DIRECTIONS:
Output all the data exactly. Pictures do not belong in the copy.

RAW DATA:
━━━━━━━━

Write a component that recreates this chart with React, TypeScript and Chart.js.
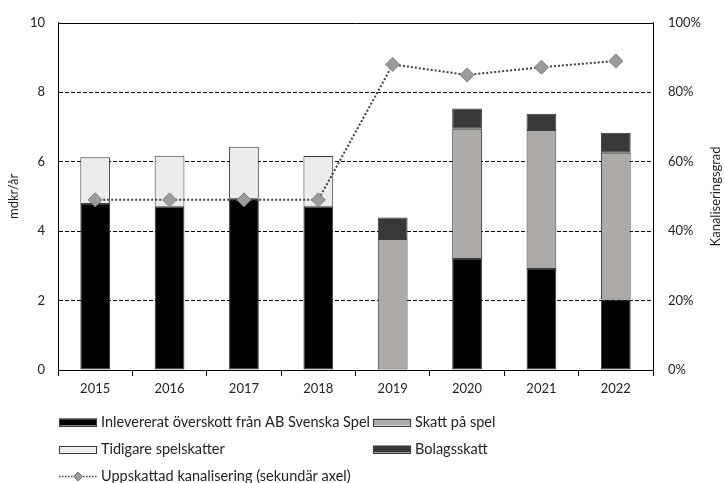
import React, { useEffect, useRef } from "react";
import { Chart, registerables } from "chart.js";

Chart.register(...registerables);

const YEARS = ["2015", "2016", "2017", "2018", "2019", "2020", "2021", "2022"];
const INLEVERERAT = [4.78, 4.7, 4.93, 4.7, null, 3.2, 2.91, 2.03];
const SKATT_PA_SPEL = [null, null, null, null, 3.77, 3.75, 4.0, 4.23];
const TIDIGARE = [1.35, 1.47, 1.5, 1.46, null, null, null, null];
const BOLAGSSKATT = [null, null, null, null, 0.62, 0.58, 0.47, 0.57];
const KANALISERING = [49, 49, 49, 49, 88, 85, 87.2, 89];

const LABELS = [
  "Inlevererat överskott från AB Svenska Spel",
  "Skatt på spel",
  "Tidigare spelskatter",
  "Bolagsskatt",
  "Uppskattad kanalisering (sekundär axel)",
];
const Y_TITLE = "mdkr/år";
const Y1_TITLE = "Kanaliseringsgrad";

const FONT = "Lato";
const TEXT = "#222";
const COLORS = ["#000000", "#adaaa8", "#ececec", "#3a3836"];
const EDGE = "#3a3a3a";
const MARKER = "#9c9c9c";
const MARKER_EDGE = "#7c7c7c";

const overlay = {
  id: "overlay",
  beforeDatasetsDraw(chart: any) {
    const { ctx, chartArea: a } = chart;
    ctx.save();
    ctx.strokeStyle = "#000";
    ctx.lineWidth = 1;
    ctx.setLineDash([]);
    ctx.beginPath();
    ctx.moveTo(a.left, Math.round(a.top) + 0.5);
    ctx.lineTo(a.right, Math.round(a.top) + 0.5);
    ctx.stroke();
    ctx.restore();
  },
  afterDraw(chart: any) {
    const { ctx, chartArea: a } = chart;
    ctx.save();
    ctx.font = `13px ${FONT}`;
    ctx.fillStyle = TEXT;
    ctx.textAlign = "center";
    ctx.textBaseline = "middle";
    const midY = (a.top + a.bottom) / 2;
    ctx.save();
    ctx.translate(14, midY);
    ctx.rotate(-Math.PI / 2);
    ctx.fillText(Y_TITLE, 0, 0);
    ctx.restore();
    ctx.save();
    ctx.translate(716, midY);
    ctx.rotate(-Math.PI / 2);
    ctx.fillText(Y1_TITLE, 0, 0);
    ctx.restore();

    // legend
    ctx.font = `14.5px ${FONT}`;
    const boxes = [
      { i: 0, x: 59, y: 422 },
      { i: 1, x: 373, y: 422 },
      { i: 2, x: 59, y: 449 },
      { i: 3, x: 373, y: 449 },
    ];
    ctx.textAlign = "left";
    for (const b of boxes) {
      ctx.fillStyle = COLORS[b.i];
      ctx.fillRect(b.x, b.y - 3.5, 38, 7);
      ctx.strokeStyle = EDGE;
      ctx.lineWidth = 1;
      ctx.strokeRect(b.x + 0.5, Math.round(b.y - 3.5) + 0.5, 37, 7);
      ctx.fillStyle = TEXT;
      ctx.fillText(LABELS[b.i], b.x + 42, b.y);
    }
    const ly = 476.5;
    ctx.strokeStyle = "#404040";
    ctx.lineWidth = 1.5;
    ctx.setLineDash([1.5, 1.5]);
    ctx.beginPath();
    ctx.moveTo(59, ly);
    ctx.lineTo(97, ly);
    ctx.stroke();
    ctx.setLineDash([]);
    ctx.fillStyle = MARKER;
    ctx.strokeStyle = MARKER_EDGE;
    ctx.lineWidth = 1;
    ctx.beginPath();
    ctx.moveTo(78, ly - 4.5);
    ctx.lineTo(82.5, ly);
    ctx.lineTo(78, ly + 4.5);
    ctx.lineTo(73.5, ly);
    ctx.closePath();
    ctx.fill();
    ctx.stroke();
    ctx.fillStyle = TEXT;
    ctx.fillText(LABELS[4], 101, ly);
    ctx.restore();
  },
};

export default function App() {
  const ref = useRef<HTMLCanvasElement | null>(null);
  useEffect(() => {
    if (!ref.current) return;
    const barDs = (label: string, data: any[], i: number) => ({
      type: "bar" as const,
      label,
      data,
      backgroundColor: COLORS[i],
      borderColor: EDGE,
      borderWidth: 1,
      borderSkipped: false,
      yAxisID: "y",
      stack: "s",
      order: 1,
      barPercentage: 0.4,
      categoryPercentage: 1,
    });
    const chart = new Chart(ref.current, {
      type: "bar",
      data: {
        labels: YEARS,
        datasets: [
          {
            type: "line",
            label: LABELS[4],
            data: KANALISERING,
            yAxisID: "y1",
            order: 0,
            borderColor: "#404040",
            borderWidth: 2,
            borderDash: [2, 2],
            pointStyle: "rectRot",
            pointRadius: 7,
            pointBackgroundColor: MARKER,
            pointBorderColor: MARKER_EDGE,
            pointBorderWidth: 1,
            fill: false,
            tension: 0,
          } as any,
          barDs(LABELS[0], INLEVERERAT, 0),
          barDs(LABELS[1], SKATT_PA_SPEL, 1),
          barDs(LABELS[2], TIDIGARE, 2),
          barDs(LABELS[3], BOLAGSSKATT, 3),
        ],
      },
      options: {
        animation: false,
        responsive: true,
        maintainAspectRatio: false,
        layout: { padding: { top: 21, left: 0, right: 0, bottom: 0 } },
        plugins: { legend: { display: false }, tooltip: { enabled: false } },
        scales: {
          x: {
            stacked: true,
            offset: true,
            grid: {
              offset: true,
              drawOnChartArea: false,
              drawTicks: true,
              tickLength: 6,
              color: "#000",
            },
            border: { display: true, color: "#000", width: 1 },
            ticks: { color: TEXT, font: { family: FONT, size: 13 }, padding: 5 },
            afterFit: (s: any) => {
              s.height = 113;
            },
          },
          y: {
            stacked: true,
            min: 0,
            max: 10,
            position: "left",
            grid: {
              drawTicks: false,
              color: (c: any) =>
                c.tick && (c.tick.value === 0 || c.tick.value === 10) ? "rgba(0,0,0,0)" : "#000",
              lineWidth: 1,
            },
            border: { display: true, color: "#000", width: 1, dash: [4, 2] },
            ticks: { stepSize: 2, color: TEXT, font: { family: FONT, size: 13 }, padding: 13 },
            afterFit: (s: any) => {
              s.width = 58;
            },
          },
          y1: {
            min: 0,
            max: 100,
            position: "right",
            grid: { drawOnChartArea: false, drawTicks: false },
            border: { display: true, color: "#000", width: 1 },
            ticks: {
              stepSize: 20,
              color: TEXT,
              font: { family: FONT, size: 13 },
              padding: 15,
              callback: (v: any) => `${v}%`,
            },
            afterFit: (s: any) => {
              s.width = 71;
            },
          },
        },
      } as any,
      plugins: [overlay],
    });
    return () => chart.destroy();
  }, []);
  return (
    <div style={{ position: "absolute", left: 0, top: 0, width: 724, height: 483 }}>
      <canvas ref={ref} />
    </div>
  );
}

━━━━━━━━

SOLUTION TO THIS EXERCISE:
Write a component that recreates this chart with React, TypeScript and Chart.js.
import React, { useEffect, useRef } from "react";
import { Chart, registerables } from "chart.js";

Chart.register(...registerables);

const YEARS = ["2015", "2016", "2017", "2018", "2019", "2020", "2021", "2022"];
const INLEVERERAT = [4.78, 4.7, 4.93, 4.7, null, 3.2, 2.91, 2.03];
const SKATT_PA_SPEL = [null, null, null, null, 3.77, 3.75, 4.0, 4.23];
const TIDIGARE = [1.35, 1.47, 1.5, 1.46, null, null, null, null];
const BOLAGSSKATT = [null, null, null, null, 0.62, 0.58, 0.47, 0.57];
const KANALISERING = [49, 49, 49, 49, 88, 85, 87.2, 89];

const LABELS = [
  "Inlevererat överskott från AB Svenska Spel",
  "Skatt på spel",
  "Tidigare spelskatter",
  "Bolagsskatt",
  "Uppskattad kanalisering (sekundär axel)",
];
const Y_TITLE = "mdkr/år";
const Y1_TITLE = "Kanaliseringsgrad";

const FONT = "Lato";
const TEXT = "#222";
const COLORS = ["#000000", "#adaaa8", "#ececec", "#3a3836"];
const EDGE = "#3a3a3a";
const MARKER = "#9c9c9c";
const MARKER_EDGE = "#7c7c7c";

const overlay = {
  id: "overlay",
  beforeDatasetsDraw(chart: any) {
    const { ctx, chartArea: a } = chart;
    ctx.save();
    ctx.strokeStyle = "#000";
    ctx.lineWidth = 1;
    ctx.setLineDash([]);
    ctx.beginPath();
    ctx.moveTo(a.left, Math.round(a.top) + 0.5);
    ctx.lineTo(a.right, Math.round(a.top) + 0.5);
    ctx.stroke();
    ctx.restore();
  },
  afterDraw(chart: any) {
    const { ctx, chartArea: a } = chart;
    ctx.save();
    ctx.font = `13px ${FONT}`;
    ctx.fillStyle = TEXT;
    ctx.textAlign = "center";
    ctx.textBaseline = "middle";
    const midY = (a.top + a.bottom) / 2;
    ctx.save();
    ctx.translate(14, midY);
    ctx.rotate(-Math.PI / 2);
    ctx.fillText(Y_TITLE, 0, 0);
    ctx.restore();
    ctx.save();
    ctx.translate(716, midY);
    ctx.rotate(-Math.PI / 2);
    ctx.fillText(Y1_TITLE, 0, 0);
    ctx.restore();

    // legend
    ctx.font = `14.5px ${FONT}`;
    const boxes = [
      { i: 0, x: 59, y: 422 },
      { i: 1, x: 373, y: 422 },
      { i: 2, x: 59, y: 449 },
      { i: 3, x: 373, y: 449 },
    ];
    ctx.textAlign = "left";
    for (const b of boxes) {
      ctx.fillStyle = COLORS[b.i];
      ctx.fillRect(b.x, b.y - 3.5, 38, 7);
      ctx.strokeStyle = EDGE;
      ctx.lineWidth = 1;
      ctx.strokeRect(b.x + 0.5, Math.round(b.y - 3.5) + 0.5, 37, 7);
      ctx.fillStyle = TEXT;
      ctx.fillText(LABELS[b.i], b.x + 42, b.y);
    }
    const ly = 476.5;
    ctx.strokeStyle = "#404040";
    ctx.lineWidth = 1.5;
    ctx.setLineDash([1.5, 1.5]);
    ctx.beginPath();
    ctx.moveTo(59, ly);
    ctx.lineTo(97, ly);
    ctx.stroke();
    ctx.setLineDash([]);
    ctx.fillStyle = MARKER;
    ctx.strokeStyle = MARKER_EDGE;
    ctx.lineWidth = 1;
    ctx.beginPath();
    ctx.moveTo(78, ly - 4.5);
    ctx.lineTo(82.5, ly);
    ctx.lineTo(78, ly + 4.5);
    ctx.lineTo(73.5, ly);
    ctx.closePath();
    ctx.fill();
    ctx.stroke();
    ctx.fillStyle = TEXT;
    ctx.fillText(LABELS[4], 101, ly);
    ctx.restore();
  },
};

export default function App() {
  const ref = useRef<HTMLCanvasElement | null>(null);
  useEffect(() => {
    if (!ref.current) return;
    const barDs = (label: string, data: any[], i: number) => ({
      type: "bar" as const,
      label,
      data,
      backgroundColor: COLORS[i],
      borderColor: EDGE,
      borderWidth: 1,
      borderSkipped: false,
      yAxisID: "y",
      stack: "s",
      order: 1,
      barPercentage: 0.4,
      categoryPercentage: 1,
    });
    const chart = new Chart(ref.current, {
      type: "bar",
      data: {
        labels: YEARS,
        datasets: [
          {
            type: "line",
            label: LABELS[4],
            data: KANALISERING,
            yAxisID: "y1",
            order: 0,
            borderColor: "#404040",
            borderWidth: 2,
            borderDash: [2, 2],
            pointStyle: "rectRot",
            pointRadius: 7,
            pointBackgroundColor: MARKER,
            pointBorderColor: MARKER_EDGE,
            pointBorderWidth: 1,
            fill: false,
            tension: 0,
          } as any,
          barDs(LABELS[0], INLEVERERAT, 0),
          barDs(LABELS[1], SKATT_PA_SPEL, 1),
          barDs(LABELS[2], TIDIGARE, 2),
          barDs(LABELS[3], BOLAGSSKATT, 3),
        ],
      },
      options: {
        animation: false,
        responsive: true,
        maintainAspectRatio: false,
        layout: { padding: { top: 21, left: 0, right: 0, bottom: 0 } },
        plugins: { legend: { display: false }, tooltip: { enabled: false } },
        scales: {
          x: {
            stacked: true,
            offset: true,
            grid: {
              offset: true,
              drawOnChartArea: false,
              drawTicks: true,
              tickLength: 6,
              color: "#000",
            },
            border: { display: true, color: "#000", width: 1 },
            ticks: { color: TEXT, font: { family: FONT, size: 13 }, padding: 5 },
            afterFit: (s: any) => {
              s.height = 113;
            },
          },
          y: {
            stacked: true,
            min: 0,
            max: 10,
            position: "left",
            grid: {
              drawTicks: false,
              color: (c: any) =>
                c.tick && (c.tick.value === 0 || c.tick.value === 10) ? "rgba(0,0,0,0)" : "#000",
              lineWidth: 1,
            },
            border: { display: true, color: "#000", width: 1, dash: [4, 2] },
            ticks: { stepSize: 2, color: TEXT, font: { family: FONT, size: 13 }, padding: 13 },
            afterFit: (s: any) => {
              s.width = 58;
            },
          },
          y1: {
            min: 0,
            max: 100,
            position: "right",
            grid: { drawOnChartArea: false, drawTicks: false },
            border: { display: true, color: "#000", width: 1 },
            ticks: {
              stepSize: 20,
              color: TEXT,
              font: { family: FONT, size: 13 },
              padding: 15,
              callback: (v: any) => `${v}%`,
            },
            afterFit: (s: any) => {
              s.width = 71;
            },
          },
        },
      } as any,
      plugins: [overlay],
    });
    return () => chart.destroy();
  }, []);
  return (
    <div style={{ position: "absolute", left: 0, top: 0, width: 724, height: 483 }}>
      <canvas ref={ref} />
    </div>
  );
}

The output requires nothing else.